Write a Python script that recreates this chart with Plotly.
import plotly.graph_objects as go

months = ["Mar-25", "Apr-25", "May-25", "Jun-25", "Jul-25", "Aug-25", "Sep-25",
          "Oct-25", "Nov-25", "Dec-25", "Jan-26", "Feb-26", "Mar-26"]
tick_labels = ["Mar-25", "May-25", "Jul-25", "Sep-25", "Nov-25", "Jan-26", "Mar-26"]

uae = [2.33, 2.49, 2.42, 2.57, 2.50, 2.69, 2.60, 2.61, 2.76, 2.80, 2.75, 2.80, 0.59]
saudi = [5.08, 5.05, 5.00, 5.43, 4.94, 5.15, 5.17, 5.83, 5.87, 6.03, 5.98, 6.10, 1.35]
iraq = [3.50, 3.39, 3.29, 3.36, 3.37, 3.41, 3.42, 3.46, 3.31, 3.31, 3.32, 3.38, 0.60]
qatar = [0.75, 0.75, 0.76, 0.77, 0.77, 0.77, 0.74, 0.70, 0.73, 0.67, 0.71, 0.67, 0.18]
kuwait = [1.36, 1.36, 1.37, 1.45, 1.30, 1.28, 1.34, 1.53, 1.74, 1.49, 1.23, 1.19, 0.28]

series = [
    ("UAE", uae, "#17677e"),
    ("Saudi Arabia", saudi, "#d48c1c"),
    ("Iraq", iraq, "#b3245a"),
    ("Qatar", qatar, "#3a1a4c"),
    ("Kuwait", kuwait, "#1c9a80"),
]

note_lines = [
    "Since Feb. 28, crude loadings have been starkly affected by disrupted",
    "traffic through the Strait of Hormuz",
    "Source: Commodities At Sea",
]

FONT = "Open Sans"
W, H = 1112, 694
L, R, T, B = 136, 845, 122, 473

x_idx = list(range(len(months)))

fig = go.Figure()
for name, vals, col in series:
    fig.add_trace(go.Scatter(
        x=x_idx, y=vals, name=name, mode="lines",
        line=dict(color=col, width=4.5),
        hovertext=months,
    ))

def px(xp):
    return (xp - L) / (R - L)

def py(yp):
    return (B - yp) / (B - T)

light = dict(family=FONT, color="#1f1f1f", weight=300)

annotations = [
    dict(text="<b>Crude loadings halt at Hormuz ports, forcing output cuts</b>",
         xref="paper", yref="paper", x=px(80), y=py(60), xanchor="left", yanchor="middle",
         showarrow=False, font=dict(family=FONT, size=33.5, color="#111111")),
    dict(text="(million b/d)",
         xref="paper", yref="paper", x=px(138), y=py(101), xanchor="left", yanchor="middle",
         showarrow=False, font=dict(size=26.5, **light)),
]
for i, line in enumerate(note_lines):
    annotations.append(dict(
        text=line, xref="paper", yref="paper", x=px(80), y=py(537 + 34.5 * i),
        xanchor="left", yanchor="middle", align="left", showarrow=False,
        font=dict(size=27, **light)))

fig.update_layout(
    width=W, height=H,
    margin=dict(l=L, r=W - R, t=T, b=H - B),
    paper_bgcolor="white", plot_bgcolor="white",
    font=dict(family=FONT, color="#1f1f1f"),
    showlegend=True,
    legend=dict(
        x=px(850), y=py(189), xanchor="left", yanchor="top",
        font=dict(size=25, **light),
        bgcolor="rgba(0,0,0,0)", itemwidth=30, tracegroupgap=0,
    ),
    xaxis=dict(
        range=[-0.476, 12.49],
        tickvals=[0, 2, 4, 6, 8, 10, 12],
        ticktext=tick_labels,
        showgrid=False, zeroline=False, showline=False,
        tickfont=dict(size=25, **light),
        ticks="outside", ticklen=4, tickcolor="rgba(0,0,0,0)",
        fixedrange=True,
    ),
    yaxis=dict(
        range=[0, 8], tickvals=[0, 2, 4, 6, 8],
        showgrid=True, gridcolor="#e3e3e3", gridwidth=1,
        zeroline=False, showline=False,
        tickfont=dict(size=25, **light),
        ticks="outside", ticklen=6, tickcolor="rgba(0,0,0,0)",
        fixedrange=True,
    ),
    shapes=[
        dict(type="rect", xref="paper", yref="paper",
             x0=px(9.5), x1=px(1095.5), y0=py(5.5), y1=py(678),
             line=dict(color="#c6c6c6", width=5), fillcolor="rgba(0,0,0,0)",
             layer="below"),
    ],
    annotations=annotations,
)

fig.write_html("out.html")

☆ ☆ ☆ ☆

- _Goal_: Faithfully transcribe the whole of the data.

- _Reply_:
Write a Python script that recreates this chart with Plotly.
import plotly.graph_objects as go

months = ["Mar-25", "Apr-25", "May-25", "Jun-25", "Jul-25", "Aug-25", "Sep-25",
          "Oct-25", "Nov-25", "Dec-25", "Jan-26", "Feb-26", "Mar-26"]
tick_labels = ["Mar-25", "May-25", "Jul-25", "Sep-25", "Nov-25", "Jan-26", "Mar-26"]

uae = [2.33, 2.49, 2.42, 2.57, 2.50, 2.69, 2.60, 2.61, 2.76, 2.80, 2.75, 2.80, 0.59]
saudi = [5.08, 5.05, 5.00, 5.43, 4.94, 5.15, 5.17, 5.83, 5.87, 6.03, 5.98, 6.10, 1.35]
iraq = [3.50, 3.39, 3.29, 3.36, 3.37, 3.41, 3.42, 3.46, 3.31, 3.31, 3.32, 3.38, 0.60]
qatar = [0.75, 0.75, 0.76, 0.77, 0.77, 0.77, 0.74, 0.70, 0.73, 0.67, 0.71, 0.67, 0.18]
kuwait = [1.36, 1.36, 1.37, 1.45, 1.30, 1.28, 1.34, 1.53, 1.74, 1.49, 1.23, 1.19, 0.28]

series = [
    ("UAE", uae, "#17677e"),
    ("Saudi Arabia", saudi, "#d48c1c"),
    ("Iraq", iraq, "#b3245a"),
    ("Qatar", qatar, "#3a1a4c"),
    ("Kuwait", kuwait, "#1c9a80"),
]

note_lines = [
    "Since Feb. 28, crude loadings have been starkly affected by disrupted",
    "traffic through the Strait of Hormuz",
    "Source: Commodities At Sea",
]

FONT = "Open Sans"
W, H = 1112, 694
L, R, T, B = 136, 845, 122, 473

x_idx = list(range(len(months)))

fig = go.Figure()
for name, vals, col in series:
    fig.add_trace(go.Scatter(
        x=x_idx, y=vals, name=name, mode="lines",
        line=dict(color=col, width=4.5),
        hovertext=months,
    ))

def px(xp):
    return (xp - L) / (R - L)

def py(yp):
    return (B - yp) / (B - T)

light = dict(family=FONT, color="#1f1f1f", weight=300)

annotations = [
    dict(text="<b>Crude loadings halt at Hormuz ports, forcing output cuts</b>",
         xref="paper", yref="paper", x=px(80), y=py(60), xanchor="left", yanchor="middle",
         showarrow=False, font=dict(family=FONT, size=33.5, color="#111111")),
    dict(text="(million b/d)",
         xref="paper", yref="paper", x=px(138), y=py(101), xanchor="left", yanchor="middle",
         showarrow=False, font=dict(size=26.5, **light)),
]
for i, line in enumerate(note_lines):
    annotations.append(dict(
        text=line, xref="paper", yref="paper", x=px(80), y=py(537 + 34.5 * i),
        xanchor="left", yanchor="middle", align="left", showarrow=False,
        font=dict(size=27, **light)))

fig.update_layout(
    width=W, height=H,
    margin=dict(l=L, r=W - R, t=T, b=H - B),
    paper_bgcolor="white", plot_bgcolor="white",
    font=dict(family=FONT, color="#1f1f1f"),
    showlegend=True,
    legend=dict(
        x=px(850), y=py(189), xanchor="left", yanchor="top",
        font=dict(size=25, **light),
        bgcolor="rgba(0,0,0,0)", itemwidth=30, tracegroupgap=0,
    ),
    xaxis=dict(
        range=[-0.476, 12.49],
        tickvals=[0, 2, 4, 6, 8, 10, 12],
        ticktext=tick_labels,
        showgrid=False, zeroline=False, showline=False,
        tickfont=dict(size=25, **light),
        ticks="outside", ticklen=4, tickcolor="rgba(0,0,0,0)",
        fixedrange=True,
    ),
    yaxis=dict(
        range=[0, 8], tickvals=[0, 2, 4, 6, 8],
        showgrid=True, gridcolor="#e3e3e3", gridwidth=1,
        zeroline=False, showline=False,
        tickfont=dict(size=25, **light),
        ticks="outside", ticklen=6, tickcolor="rgba(0,0,0,0)",
        fixedrange=True,
    ),
    shapes=[
        dict(type="rect", xref="paper", yref="paper",
             x0=px(9.5), x1=px(1095.5), y0=py(5.5), y1=py(678),
             line=dict(color="#c6c6c6", width=5), fillcolor="rgba(0,0,0,0)",
             layer="below"),
    ],
    annotations=annotations,
)

fig.write_html("out.html")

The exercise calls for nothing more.